THE EXERCISE:
Reproduce the listing exactly, with no pictures in your copy.

SUPPLIED MATERIAL:
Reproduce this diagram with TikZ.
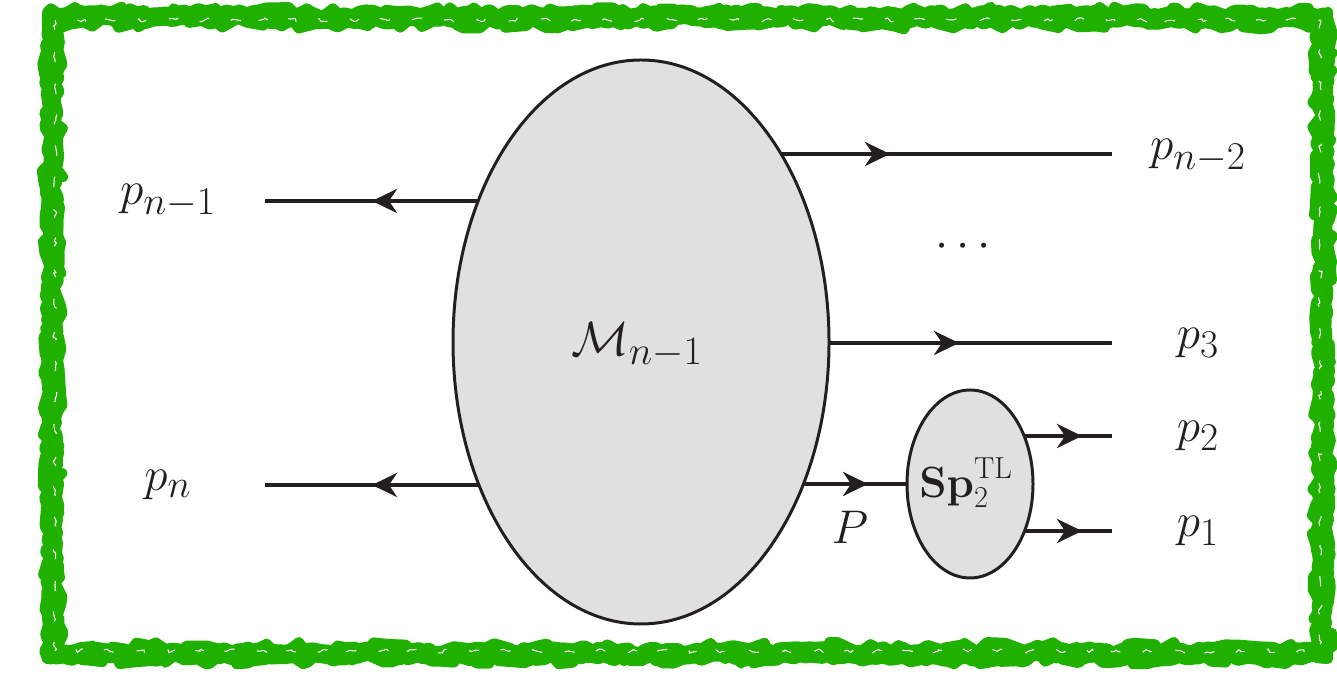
\documentclass[tikz,border=0pt]{standalone}
\usepackage{amsmath,amssymb}
\usepackage{graphicx}
\usetikzlibrary{arrows.meta, shapes.geometric, decorations.markings, decorations.pathmorphing, backgrounds}
\definecolor{ink}{RGB}{35,31,32}
\definecolor{framegreen}{RGB}{32,176,0}
\newcommand{\plab}[2][1.08]{\scalebox{#1}{$#2$}}
\tikzset{
  blob/.style  = {ellipse, draw=ink, fill=black!12, line width=1.7pt, inner sep=0pt, outer sep=0pt},
  leg/.style   = {draw=ink, line width=2.3pt,
                  decoration={markings, mark=at position #1 with {\arrow{Stealth[length=5mm,width=4.8mm,inset=1.6mm]}}},
                  postaction={decorate}},
  lbl/.style   = {font=\fontsize{30}{36}\selectfont, text=ink, inner sep=0pt},
  rough/.style = {draw=framegreen, decorate, line join=round,
                  decoration={random steps, segment length=#1, amplitude=0.6*#1}},
}

\begin{document}
\begin{tikzpicture}
  \useasboundingbox (0,0) rectangle (26.74,13.52);

  % hand drawn frame
  \draw[rough=3pt, line width=0.38cm] (1.04,0.44) rectangle (26.46,13.18);
  \draw[rough=5pt, line width=0.20cm] (0.94,0.34) rectangle (26.56,13.28);
  \draw[rough=6pt, line width=0.20cm] (1.14,0.56) rectangle (26.36,13.06);
  \draw[rough=2pt, white, line width=0.6pt, dash pattern=on 6pt off 14pt] (1.10,0.50) rectangle (26.40,13.12);

  % blobs
  \node[blob, minimum width=7.52cm, minimum height=11.28cm] (M)  at (12.82,6.68) {};
  \node[blob, minimum width=2.52cm, minimum height=3.76cm]  (Sp) at (19.40,3.84) {};
  \node[lbl] (Mlbl) at (12.74,6.62) {\plab[1.1]{\mathcal{M}_{n-1}}};
  \node[lbl, font=\fontsize{23}{27}\selectfont] (Splbl) at (19.32,3.86) {$\mathbf{Sp}_2^{\mathrm{TL}}$};

  % free ends
  \coordinate (epn1) at (5.30,9.50);
  \coordinate (epn)  at (5.30,3.82);
  \coordinate (epn2) at (22.24,10.44);
  \coordinate (ep3)  at (22.24,6.66);
  \coordinate (ep2)  at (22.24,4.80);
  \coordinate (ep1)  at (22.24,2.90);

  \begin{scope}[on background layer]
    \draw[leg=5.38cm] (M.center |- epn1) -- (epn1);
    \draw[leg=5.38cm] (M.center |- epn)  -- (epn);
    \draw[leg=4.98cm] (M.center |- epn2) -- (epn2);
    \draw[leg=6.36cm] (M.center |- ep3)  -- (ep3);
    \draw[leg=4.54cm] (M.center |- Sp.center) -- (Sp.center);
    \draw[leg=2.24cm] (Sp.center |- ep2) -- (ep2);
    \draw[leg=2.24cm] (Sp.center |- ep1) -- (ep1);
  \end{scope}

  % labels
  \node[lbl] (pn1) at (3.36,9.50)  {\plab{p_{n-1}}};
  \node[lbl] (pn)  at (3.36,3.82)  {\plab{p_n}};
  \node[lbl] (pn2) at (23.96,10.40) {\plab{p_{n-2}}};
  \node[lbl] (p3)  at (23.96,6.66)  {\plab{p_3}};
  \node[lbl] (p2)  at (23.96,4.80)  {\plab{p_2}};
  \node[lbl] (p1)  at (23.96,2.90)  {\plab{p_1}};
  \node[lbl] (dots) at (19.34,8.58) {\plab{\cdots}};
  \node[lbl] (P)   at (17.00,2.98)  {\plab{P}};
\end{tikzpicture}
\end{document}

COMPLETE RESPONSE:
Reproduce this diagram with TikZ.
\documentclass[tikz,border=0pt]{standalone}
\usepackage{amsmath,amssymb}
\usepackage{graphicx}
\usetikzlibrary{arrows.meta, shapes.geometric, decorations.markings, decorations.pathmorphing, backgrounds}
\definecolor{ink}{RGB}{35,31,32}
\definecolor{framegreen}{RGB}{32,176,0}
\newcommand{\plab}[2][1.08]{\scalebox{#1}{$#2$}}
\tikzset{
  blob/.style  = {ellipse, draw=ink, fill=black!12, line width=1.7pt, inner sep=0pt, outer sep=0pt},
  leg/.style   = {draw=ink, line width=2.3pt,
                  decoration={markings, mark=at position #1 with {\arrow{Stealth[length=5mm,width=4.8mm,inset=1.6mm]}}},
                  postaction={decorate}},
  lbl/.style   = {font=\fontsize{30}{36}\selectfont, text=ink, inner sep=0pt},
  rough/.style = {draw=framegreen, decorate, line join=round,
                  decoration={random steps, segment length=#1, amplitude=0.6*#1}},
}

\begin{document}
\begin{tikzpicture}
  \useasboundingbox (0,0) rectangle (26.74,13.52);

  % hand drawn frame
  \draw[rough=3pt, line width=0.38cm] (1.04,0.44) rectangle (26.46,13.18);
  \draw[rough=5pt, line width=0.20cm] (0.94,0.34) rectangle (26.56,13.28);
  \draw[rough=6pt, line width=0.20cm] (1.14,0.56) rectangle (26.36,13.06);
  \draw[rough=2pt, white, line width=0.6pt, dash pattern=on 6pt off 14pt] (1.10,0.50) rectangle (26.40,13.12);

  % blobs
  \node[blob, minimum width=7.52cm, minimum height=11.28cm] (M)  at (12.82,6.68) {};
  \node[blob, minimum width=2.52cm, minimum height=3.76cm]  (Sp) at (19.40,3.84) {};
  \node[lbl] (Mlbl) at (12.74,6.62) {\plab[1.1]{\mathcal{M}_{n-1}}};
  \node[lbl, font=\fontsize{23}{27}\selectfont] (Splbl) at (19.32,3.86) {$\mathbf{Sp}_2^{\mathrm{TL}}$};

  % free ends
  \coordinate (epn1) at (5.30,9.50);
  \coordinate (epn)  at (5.30,3.82);
  \coordinate (epn2) at (22.24,10.44);
  \coordinate (ep3)  at (22.24,6.66);
  \coordinate (ep2)  at (22.24,4.80);
  \coordinate (ep1)  at (22.24,2.90);

  \begin{scope}[on background layer]
    \draw[leg=5.38cm] (M.center |- epn1) -- (epn1);
    \draw[leg=5.38cm] (M.center |- epn)  -- (epn);
    \draw[leg=4.98cm] (M.center |- epn2) -- (epn2);
    \draw[leg=6.36cm] (M.center |- ep3)  -- (ep3);
    \draw[leg=4.54cm] (M.center |- Sp.center) -- (Sp.center);
    \draw[leg=2.24cm] (Sp.center |- ep2) -- (ep2);
    \draw[leg=2.24cm] (Sp.center |- ep1) -- (ep1);
  \end{scope}

  % labels
  \node[lbl] (pn1) at (3.36,9.50)  {\plab{p_{n-1}}};
  \node[lbl] (pn)  at (3.36,3.82)  {\plab{p_n}};
  \node[lbl] (pn2) at (23.96,10.40) {\plab{p_{n-2}}};
  \node[lbl] (p3)  at (23.96,6.66)  {\plab{p_3}};
  \node[lbl] (p2)  at (23.96,4.80)  {\plab{p_2}};
  \node[lbl] (p1)  at (23.96,2.90)  {\plab{p_1}};
  \node[lbl] (dots) at (19.34,8.58) {\plab{\cdots}};
  \node[lbl] (P)   at (17.00,2.98)  {\plab{P}};
\end{tikzpicture}
\end{document}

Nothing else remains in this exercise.